It's clear that the University stands or falls with the quality of its faculty. It's the faculty that teach the classes, carry out research, obtain the grants, perform public service, push innovation, etc. The document to be presented to the Regents has some telling data about UC faculty. Here are honors and awards earned by UC faculty
- 56 Nobel Prizes
- 7 Fields Medal (Mathematics)
- 60 National Medal of Science 16
- Pulitzer Prize
- 71 MacArthur Fellowship (“Genius Grant”)
- 377 members of the American Academy of Arts & Sciences
- 650 members of the American Assoc. for the Advancement of Science
- 125 members of the Institute of Medicine
- 117 members of the National Academy of Engineering
- 245 members of the National Academy of Sciences
- 56 faculty members of the Howard Hughes Medical Institute (HHMI)
These fairly static demographics provide the context for present challenges in the recruitment and retention of UC faculty. [...] At a time of reduced State support, growing enrollments, and a steady stream of faculty separating from the university, however, campuses are increasingly concerned about maintaining faculty quality.And of course, faculty salaries continue to lag far behind (about 11.2%) those at peer institutions:
UC has long prided itself for the faculty salary scales, which are supposed to encourage productivity; the scale are now meaningless as a full 65% of general campus faculty are now off-scale.

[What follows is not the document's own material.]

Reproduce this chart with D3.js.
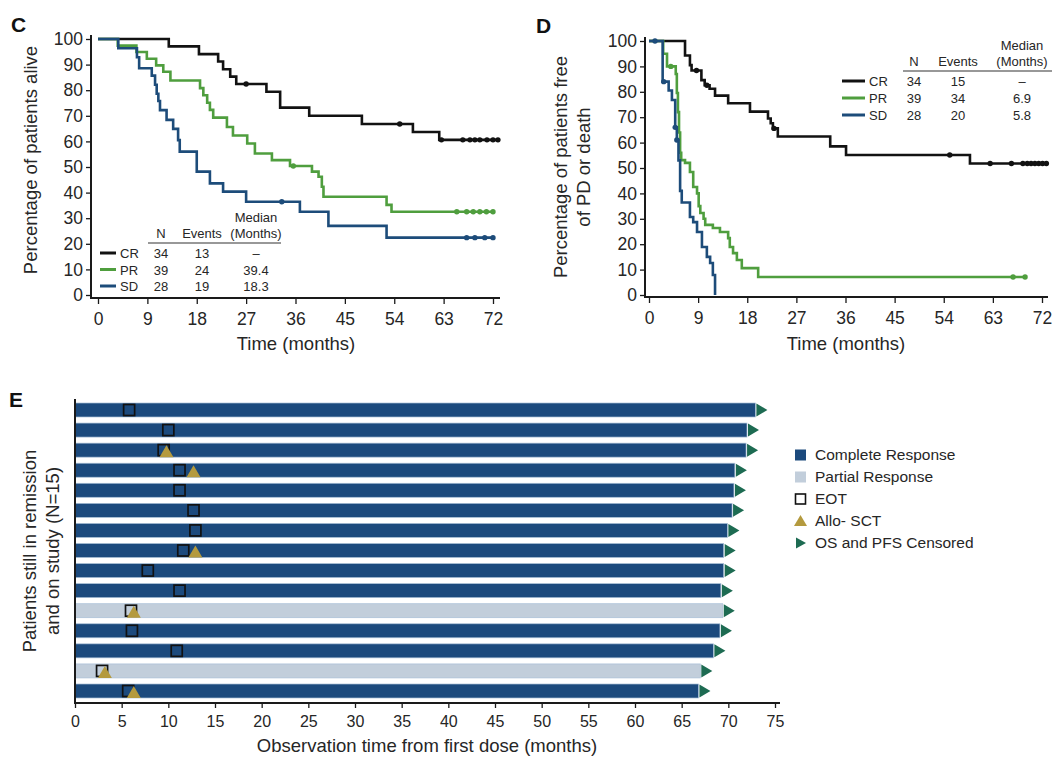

The data on the salary lag above reflect actual salary; the official scales lag even further behind the comparison group (interesting tidbit for those of us receiving on-scale salary and suffering the effects of the "loyalty penalty").
It's no surprise that tenured faculty tend to leave UC, even if salary and benefits are structured to disincentivize such moves. And faculty move pretty much to the same set of high-quality institutions where they initially hired from: Stanford, NYU, USC, Columbia, Michigan etc. (see the document for a list, 640 in the last 10 years).
The report concludes that
To remain leaders in faculty recruitment and retention, UC will need to enhance salary and continue innovative approaches to designing faculty careers for the future. There are clear warning signs that the University must be nimble in this work. [...] The University should plan to address both the needs of its long-serving, productive faculty and the expectations of its future faculty. There are budgetary implications for improving faculty salaries and benefits, and for hiring new faculty at a rate that keeps pace with past and future enrollment growth and increasing faculty retirements, but these must be weighed against the costs of losing current faculty and of not being competitive for top recruits.